Data shown
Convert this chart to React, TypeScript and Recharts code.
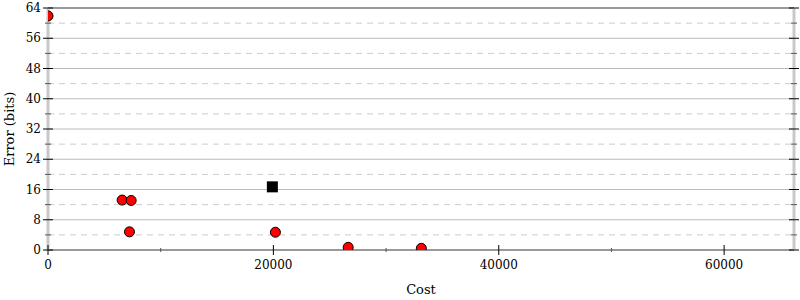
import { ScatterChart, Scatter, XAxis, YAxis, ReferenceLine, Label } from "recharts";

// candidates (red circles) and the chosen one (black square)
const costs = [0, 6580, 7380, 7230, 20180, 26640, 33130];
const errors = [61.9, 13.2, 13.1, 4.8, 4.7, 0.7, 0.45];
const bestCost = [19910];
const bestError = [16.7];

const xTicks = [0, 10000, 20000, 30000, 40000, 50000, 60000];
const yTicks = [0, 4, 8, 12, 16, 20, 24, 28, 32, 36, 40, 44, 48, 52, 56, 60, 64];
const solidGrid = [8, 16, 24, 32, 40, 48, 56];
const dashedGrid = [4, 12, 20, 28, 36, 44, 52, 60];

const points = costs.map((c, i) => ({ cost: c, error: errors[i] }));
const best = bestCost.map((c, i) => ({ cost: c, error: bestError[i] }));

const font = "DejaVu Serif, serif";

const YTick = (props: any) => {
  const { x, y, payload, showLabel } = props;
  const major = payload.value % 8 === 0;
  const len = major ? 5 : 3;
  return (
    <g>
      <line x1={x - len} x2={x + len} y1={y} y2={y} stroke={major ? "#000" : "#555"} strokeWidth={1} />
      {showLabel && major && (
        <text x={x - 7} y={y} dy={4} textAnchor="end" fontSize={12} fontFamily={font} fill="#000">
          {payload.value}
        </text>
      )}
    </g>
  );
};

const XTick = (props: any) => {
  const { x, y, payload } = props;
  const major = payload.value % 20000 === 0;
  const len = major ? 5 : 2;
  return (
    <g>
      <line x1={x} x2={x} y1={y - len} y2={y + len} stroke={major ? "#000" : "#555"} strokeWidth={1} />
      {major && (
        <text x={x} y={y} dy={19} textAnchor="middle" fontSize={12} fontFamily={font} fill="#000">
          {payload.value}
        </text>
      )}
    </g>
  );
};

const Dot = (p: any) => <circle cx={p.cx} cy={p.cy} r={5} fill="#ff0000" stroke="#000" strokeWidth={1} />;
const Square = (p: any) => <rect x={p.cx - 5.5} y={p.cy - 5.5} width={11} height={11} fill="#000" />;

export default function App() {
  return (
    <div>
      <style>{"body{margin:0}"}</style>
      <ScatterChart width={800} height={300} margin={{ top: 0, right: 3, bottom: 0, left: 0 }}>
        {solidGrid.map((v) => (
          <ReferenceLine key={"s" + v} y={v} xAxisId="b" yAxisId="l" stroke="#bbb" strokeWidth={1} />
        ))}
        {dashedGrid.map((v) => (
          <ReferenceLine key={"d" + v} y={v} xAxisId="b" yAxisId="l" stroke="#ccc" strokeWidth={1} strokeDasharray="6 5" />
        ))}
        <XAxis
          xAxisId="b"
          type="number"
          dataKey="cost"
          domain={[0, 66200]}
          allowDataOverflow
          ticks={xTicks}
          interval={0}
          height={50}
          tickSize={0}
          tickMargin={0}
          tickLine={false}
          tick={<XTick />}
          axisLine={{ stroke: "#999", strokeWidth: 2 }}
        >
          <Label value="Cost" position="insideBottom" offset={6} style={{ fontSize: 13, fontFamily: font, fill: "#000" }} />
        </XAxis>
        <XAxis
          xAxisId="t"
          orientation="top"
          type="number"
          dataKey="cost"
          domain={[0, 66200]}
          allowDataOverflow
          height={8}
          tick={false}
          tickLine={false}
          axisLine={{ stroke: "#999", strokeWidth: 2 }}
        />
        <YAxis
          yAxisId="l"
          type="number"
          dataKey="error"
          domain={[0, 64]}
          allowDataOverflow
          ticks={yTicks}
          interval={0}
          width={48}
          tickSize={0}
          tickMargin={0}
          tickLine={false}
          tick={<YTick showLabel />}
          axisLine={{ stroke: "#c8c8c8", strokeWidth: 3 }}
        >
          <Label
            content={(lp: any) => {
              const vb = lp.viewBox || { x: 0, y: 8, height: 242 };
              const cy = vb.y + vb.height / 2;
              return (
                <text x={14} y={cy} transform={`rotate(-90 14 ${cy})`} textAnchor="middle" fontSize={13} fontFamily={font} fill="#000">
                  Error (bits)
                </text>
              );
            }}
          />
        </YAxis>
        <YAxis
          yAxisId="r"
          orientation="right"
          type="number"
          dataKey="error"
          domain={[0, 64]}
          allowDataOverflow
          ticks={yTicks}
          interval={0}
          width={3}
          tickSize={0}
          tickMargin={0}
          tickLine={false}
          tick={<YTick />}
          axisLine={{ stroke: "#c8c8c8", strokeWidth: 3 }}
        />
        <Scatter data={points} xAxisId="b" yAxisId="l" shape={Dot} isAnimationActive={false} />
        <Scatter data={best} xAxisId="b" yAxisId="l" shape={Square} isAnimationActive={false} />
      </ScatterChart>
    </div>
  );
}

Exercise brief
Return the listing above word for word, with the pictures removed.

Answer for this exercise
Convert this chart to React, TypeScript and Recharts code.
import { ScatterChart, Scatter, XAxis, YAxis, ReferenceLine, Label } from "recharts";

// candidates (red circles) and the chosen one (black square)
const costs = [0, 6580, 7380, 7230, 20180, 26640, 33130];
const errors = [61.9, 13.2, 13.1, 4.8, 4.7, 0.7, 0.45];
const bestCost = [19910];
const bestError = [16.7];

const xTicks = [0, 10000, 20000, 30000, 40000, 50000, 60000];
const yTicks = [0, 4, 8, 12, 16, 20, 24, 28, 32, 36, 40, 44, 48, 52, 56, 60, 64];
const solidGrid = [8, 16, 24, 32, 40, 48, 56];
const dashedGrid = [4, 12, 20, 28, 36, 44, 52, 60];

const points = costs.map((c, i) => ({ cost: c, error: errors[i] }));
const best = bestCost.map((c, i) => ({ cost: c, error: bestError[i] }));

const font = "DejaVu Serif, serif";

const YTick = (props: any) => {
  const { x, y, payload, showLabel } = props;
  const major = payload.value % 8 === 0;
  const len = major ? 5 : 3;
  return (
    <g>
      <line x1={x - len} x2={x + len} y1={y} y2={y} stroke={major ? "#000" : "#555"} strokeWidth={1} />
      {showLabel && major && (
        <text x={x - 7} y={y} dy={4} textAnchor="end" fontSize={12} fontFamily={font} fill="#000">
          {payload.value}
        </text>
      )}
    </g>
  );
};

const XTick = (props: any) => {
  const { x, y, payload } = props;
  const major = payload.value % 20000 === 0;
  const len = major ? 5 : 2;
  return (
    <g>
      <line x1={x} x2={x} y1={y - len} y2={y + len} stroke={major ? "#000" : "#555"} strokeWidth={1} />
      {major && (
        <text x={x} y={y} dy={19} textAnchor="middle" fontSize={12} fontFamily={font} fill="#000">
          {payload.value}
        </text>
      )}
    </g>
  );
};

const Dot = (p: any) => <circle cx={p.cx} cy={p.cy} r={5} fill="#ff0000" stroke="#000" strokeWidth={1} />;
const Square = (p: any) => <rect x={p.cx - 5.5} y={p.cy - 5.5} width={11} height={11} fill="#000" />;

export default function App() {
  return (
    <div>
      <style>{"body{margin:0}"}</style>
      <ScatterChart width={800} height={300} margin={{ top: 0, right: 3, bottom: 0, left: 0 }}>
        {solidGrid.map((v) => (
          <ReferenceLine key={"s" + v} y={v} xAxisId="b" yAxisId="l" stroke="#bbb" strokeWidth={1} />
        ))}
        {dashedGrid.map((v) => (
          <ReferenceLine key={"d" + v} y={v} xAxisId="b" yAxisId="l" stroke="#ccc" strokeWidth={1} strokeDasharray="6 5" />
        ))}
        <XAxis
          xAxisId="b"
          type="number"
          dataKey="cost"
          domain={[0, 66200]}
          allowDataOverflow
          ticks={xTicks}
          interval={0}
          height={50}
          tickSize={0}
          tickMargin={0}
          tickLine={false}
          tick={<XTick />}
          axisLine={{ stroke: "#999", strokeWidth: 2 }}
        >
          <Label value="Cost" position="insideBottom" offset={6} style={{ fontSize: 13, fontFamily: font, fill: "#000" }} />
        </XAxis>
        <XAxis
          xAxisId="t"
          orientation="top"
          type="number"
          dataKey="cost"
          domain={[0, 66200]}
          allowDataOverflow
          height={8}
          tick={false}
          tickLine={false}
          axisLine={{ stroke: "#999", strokeWidth: 2 }}
        />
        <YAxis
          yAxisId="l"
          type="number"
          dataKey="error"
          domain={[0, 64]}
          allowDataOverflow
          ticks={yTicks}
          interval={0}
          width={48}
          tickSize={0}
          tickMargin={0}
          tickLine={false}
          tick={<YTick showLabel />}
          axisLine={{ stroke: "#c8c8c8", strokeWidth: 3 }}
        >
          <Label
            content={(lp: any) => {
              const vb = lp.viewBox || { x: 0, y: 8, height: 242 };
              const cy = vb.y + vb.height / 2;
              return (
                <text x={14} y={cy} transform={`rotate(-90 14 ${cy})`} textAnchor="middle" fontSize={13} fontFamily={font} fill="#000">
                  Error (bits)
                </text>
              );
            }}
          />
        </YAxis>
        <YAxis
          yAxisId="r"
          orientation="right"
          type="number"
          dataKey="error"
          domain={[0, 64]}
          allowDataOverflow
          ticks={yTicks}
          interval={0}
          width={3}
          tickSize={0}
          tickMargin={0}
          tickLine={false}
          tick={<YTick />}
          axisLine={{ stroke: "#c8c8c8", strokeWidth: 3 }}
        />
        <Scatter data={points} xAxisId="b" yAxisId="l" shape={Dot} isAnimationActive={false} />
        <Scatter data={best} xAxisId="b" yAxisId="l" shape={Square} isAnimationActive={false} />
      </ScatterChart>
    </div>
  );
}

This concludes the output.